-- Begin --

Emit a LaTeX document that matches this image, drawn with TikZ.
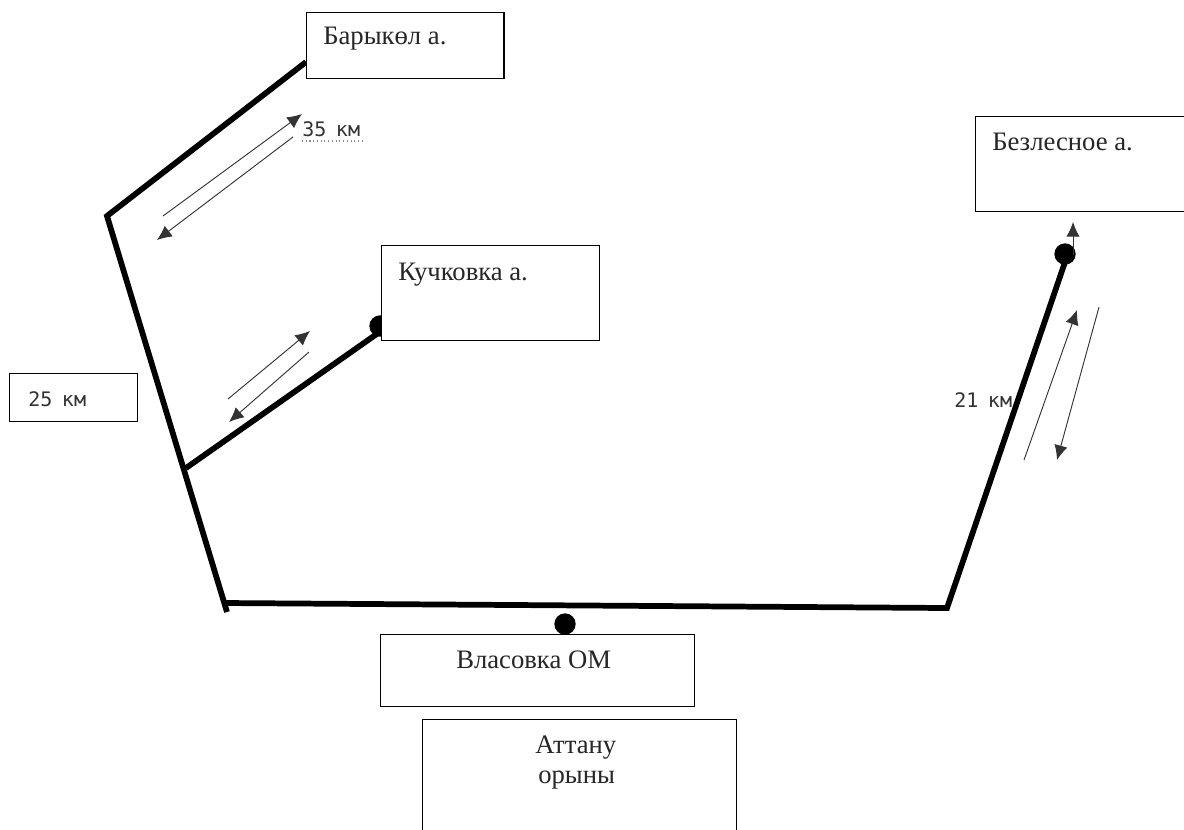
\documentclass[tikz,border=0pt]{standalone}
\usepackage{fontspec}
\setmainfont{Liberation Serif}
\newfontfamily\kmfont[WordSpace=0.8]{DejaVu Sans Mono}
\usetikzlibrary{arrows.meta}
\tikzset{
  placebox/.style={draw, line width=1pt, fill=white, inner sep=0pt, anchor=north west},
  placetext/.style={anchor=base west, inner sep=0pt, font=\fontsize{20pt}{24pt}\selectfont, text=black!85},
  kmtext/.style={anchor=base west, inner sep=0pt, font=\kmfont\fontsize{15pt}{18pt}\selectfont, text=black!80},
  road/.style={line width=4.3pt},
  way/.style={line width=0.7pt, black!80},
  tip/.style={-{Latex[length=11pt,width=10pt]}},
  stopdot/.style={circle, fill=black, inner sep=0pt, minimum size=16pt}
}
\begin{document}
\begin{tikzpicture}[x=0.75pt, y=-0.75pt]
    \useasboundingbox (0,0) rectangle (1184,829);
    \clip (0,0) rectangle (1184,829);
    % Road
    \coordinate (barykolend) at (306,62);
    \coordinate (north) at (107,216);
    \coordinate (fork) at (186,468);
    \coordinate (south) at (227,612);
    \coordinate (west) at (224,603);
    \coordinate (east) at (947,608);
    \coordinate (bezlesnoeend) at (1065,262);
    \coordinate (kuchkovkaend) at (381,331);
    \draw[road] (barykolend) -- (north) -- (south);
    \draw[road] (west) -- (east) -- (bezlesnoeend);
    \draw[road] (fork) -- (kuchkovkaend);
    % Stops
    \node[stopdot] (kuchkovkadot) at (380,326) {};
    \node[stopdot] (bezlesnoedot) at (1065,254) {};
    \node[stopdot] (vlasovkadot) at (565,624) {};
    % Boxes
    \node[placebox, minimum width=148pt, minimum height=49.5pt] (barykol) at (306,12) {};
    \node[placebox, minimum width=163.5pt, minimum height=71.25pt] (kuchkovka) at (381,245) {};
    \node[placebox, minimum width=165pt, minimum height=71.25pt] (bezlesnoe) at (975,116) {};
    \node[placebox, minimum width=235.5pt, minimum height=54pt] (vlasovka) at (380,634) {};
    \node[placebox, minimum width=235.5pt, minimum height=90pt] (attanu) at (422,719) {};
    \node[placebox, minimum width=96pt, minimum height=36pt] (kmbox) at (9,373) {};
    % Place names
    \node[placetext] (barykoltext) at (323,44) {Барыкөл а.};
    \node[placetext] (kuchkovkatext) at (398,280) {Кучковка а.};
    \node[placetext] (bezlesnoetext) at (992,150) {Безлесное а.};
    \node[placetext] (vlasovkatext) at (456,668) {Власовка ОМ};
    \node[placetext] (attanutext) at (535,753) {Аттану};
    \node[placetext] (orynytext) at (538,783) {орыны};
    % Distances
    \node[kmtext] (kmone) at (302,136) {35 км};
    \node[kmtext] (kmtwo) at (28,406) {25 км};
    \node[kmtext] (kmthree) at (954,407) {21 км};
    \coordinate (dotleft) at (302,141);
    \coordinate (dotright) at (365,141);
    \draw[dotted, thick, black!45] (dotleft) -- (dotright);
    % Direction arrows
    \coordinate (aone) at (163,216);
    \coordinate (atwo) at (302,114);
    \coordinate (bone) at (293,137);
    \coordinate (btwo) at (157,240);
    \coordinate (cone) at (228,399);
    \coordinate (ctwo) at (310,331);
    \coordinate (done) at (309,352);
    \coordinate (dtwo) at (229,422);
    \coordinate (eone) at (1024,460);
    \coordinate (etwo) at (1077,310);
    \coordinate (fone) at (1099,307);
    \coordinate (ftwo) at (1057,460);
    \coordinate (gone) at (1073,255);
    \coordinate (gtwo) at (1073,222);
    \draw[way, tip] (aone) -- (atwo);
    \draw[way, tip] (bone) -- (btwo);
    \draw[way, tip] (cone) -- (ctwo);
    \draw[way, tip] (done) -- (dtwo);
    \draw[way, tip] (eone) -- (etwo);
    \draw[way, tip] (fone) -- (ftwo);
    \draw[way, tip] (gone) -- (gtwo);
\end{tikzpicture}
\end{document}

-- End --

▸ **EXERCISE OBJECTIVE**
All of the lines above should be printed exactly, minus the pictures.

▸ **CORRECT ANSWER**
Emit a LaTeX document that matches this image, drawn with TikZ.
\documentclass[tikz,border=0pt]{standalone}
\usepackage{fontspec}
\setmainfont{Liberation Serif}
\newfontfamily\kmfont[WordSpace=0.8]{DejaVu Sans Mono}
\usetikzlibrary{arrows.meta}
\tikzset{
  placebox/.style={draw, line width=1pt, fill=white, inner sep=0pt, anchor=north west},
  placetext/.style={anchor=base west, inner sep=0pt, font=\fontsize{20pt}{24pt}\selectfont, text=black!85},
  kmtext/.style={anchor=base west, inner sep=0pt, font=\kmfont\fontsize{15pt}{18pt}\selectfont, text=black!80},
  road/.style={line width=4.3pt},
  way/.style={line width=0.7pt, black!80},
  tip/.style={-{Latex[length=11pt,width=10pt]}},
  stopdot/.style={circle, fill=black, inner sep=0pt, minimum size=16pt}
}
\begin{document}
\begin{tikzpicture}[x=0.75pt, y=-0.75pt]
    \useasboundingbox (0,0) rectangle (1184,829);
    \clip (0,0) rectangle (1184,829);
    % Road
    \coordinate (barykolend) at (306,62);
    \coordinate (north) at (107,216);
    \coordinate (fork) at (186,468);
    \coordinate (south) at (227,612);
    \coordinate (west) at (224,603);
    \coordinate (east) at (947,608);
    \coordinate (bezlesnoeend) at (1065,262);
    \coordinate (kuchkovkaend) at (381,331);
    \draw[road] (barykolend) -- (north) -- (south);
    \draw[road] (west) -- (east) -- (bezlesnoeend);
    \draw[road] (fork) -- (kuchkovkaend);
    % Stops
    \node[stopdot] (kuchkovkadot) at (380,326) {};
    \node[stopdot] (bezlesnoedot) at (1065,254) {};
    \node[stopdot] (vlasovkadot) at (565,624) {};
    % Boxes
    \node[placebox, minimum width=148pt, minimum height=49.5pt] (barykol) at (306,12) {};
    \node[placebox, minimum width=163.5pt, minimum height=71.25pt] (kuchkovka) at (381,245) {};
    \node[placebox, minimum width=165pt, minimum height=71.25pt] (bezlesnoe) at (975,116) {};
    \node[placebox, minimum width=235.5pt, minimum height=54pt] (vlasovka) at (380,634) {};
    \node[placebox, minimum width=235.5pt, minimum height=90pt] (attanu) at (422,719) {};
    \node[placebox, minimum width=96pt, minimum height=36pt] (kmbox) at (9,373) {};
    % Place names
    \node[placetext] (barykoltext) at (323,44) {Барыкөл а.};
    \node[placetext] (kuchkovkatext) at (398,280) {Кучковка а.};
    \node[placetext] (bezlesnoetext) at (992,150) {Безлесное а.};
    \node[placetext] (vlasovkatext) at (456,668) {Власовка ОМ};
    \node[placetext] (attanutext) at (535,753) {Аттану};
    \node[placetext] (orynytext) at (538,783) {орыны};
    % Distances
    \node[kmtext] (kmone) at (302,136) {35 км};
    \node[kmtext] (kmtwo) at (28,406) {25 км};
    \node[kmtext] (kmthree) at (954,407) {21 км};
    \coordinate (dotleft) at (302,141);
    \coordinate (dotright) at (365,141);
    \draw[dotted, thick, black!45] (dotleft) -- (dotright);
    % Direction arrows
    \coordinate (aone) at (163,216);
    \coordinate (atwo) at (302,114);
    \coordinate (bone) at (293,137);
    \coordinate (btwo) at (157,240);
    \coordinate (cone) at (228,399);
    \coordinate (ctwo) at (310,331);
    \coordinate (done) at (309,352);
    \coordinate (dtwo) at (229,422);
    \coordinate (eone) at (1024,460);
    \coordinate (etwo) at (1077,310);
    \coordinate (fone) at (1099,307);
    \coordinate (ftwo) at (1057,460);
    \coordinate (gone) at (1073,255);
    \coordinate (gtwo) at (1073,222);
    \draw[way, tip] (aone) -- (atwo);
    \draw[way, tip] (bone) -- (btwo);
    \draw[way, tip] (cone) -- (ctwo);
    \draw[way, tip] (done) -- (dtwo);
    \draw[way, tip] (eone) -- (etwo);
    \draw[way, tip] (fone) -- (ftwo);
    \draw[way, tip] (gone) -- (gtwo);
\end{tikzpicture}
\end{document}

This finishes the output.